UK: Infrastructure manager Network Rail is to be restructured to create 'a number of new, powerful, devolved business units', Chief Executive David Higgins announced on February 21. The new structure is aimed at better aligning with the needs of NR's customers and passengers.
Route directors will become managing directors, 'running their own infrastructure railway business with significant annual turnover and resources'. Their responsibilities will include safety, customer service, asset management outputs and spending, operations, maintenance planning and delivery, plus 'some' renewals and enhancements.
'Network Rail has saved money and transformed the railway through central control but to make further improvements in all areas we now need to increase responsiveness at a local level', said Higgins. 'We're devolving accountability to the route level so that we can get closer to our customers and be in a better position to deliver improvements to passengers and freight users, while reducing costs.'
Consultants working on a Rail Value for Money study for the government led by Sir Roy McNulty have already suggested devolving power from the centre of NR to create stand-alone Regional Infrastructure Managers.

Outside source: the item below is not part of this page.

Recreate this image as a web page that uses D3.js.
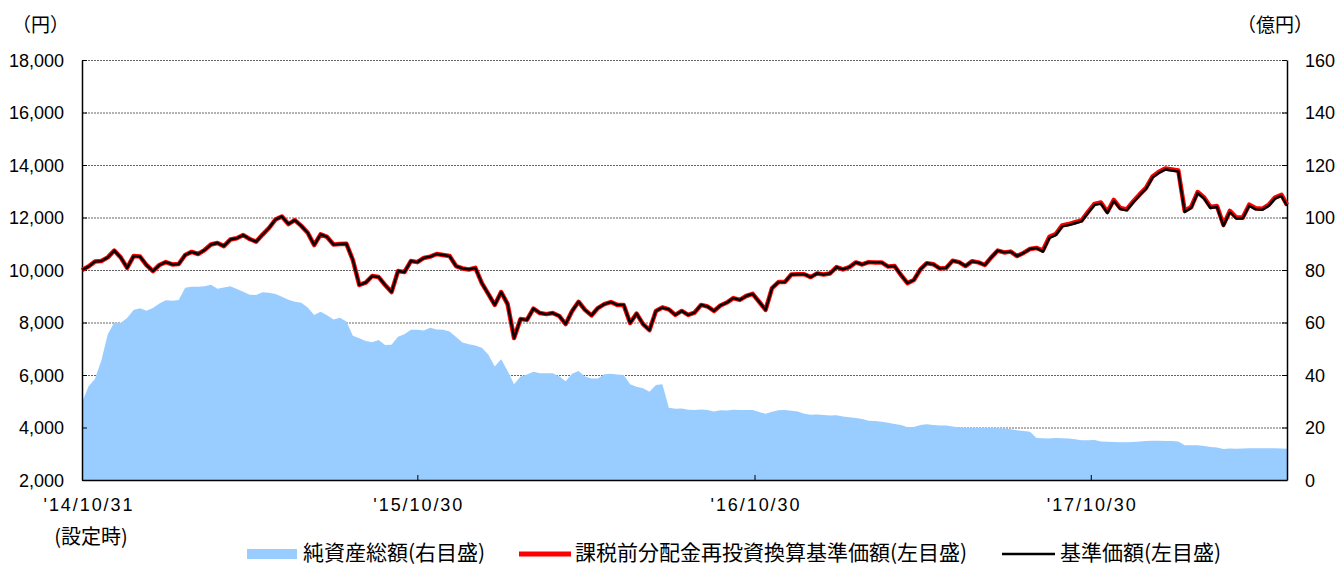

It is felt this would allow comparative regulation and performance benchmarking, hopefully driving up efficiency.
NR will pilot the new structure on its Scotland and Wessex routes, with the changeover starting in April. Once the structure is meeting expectations, the other seven routes would follow.
The Scotland Route is an obvious choice as its shares it boundaries with one dominant train operator. Wessex ranked behind Anglia and Kent in suitability for vertical integration in a study for the McNulty review, but South West Trains franchisee Stagecoach is known to be an proponent of vertical integration, where management of train operations and infrastructure is combined.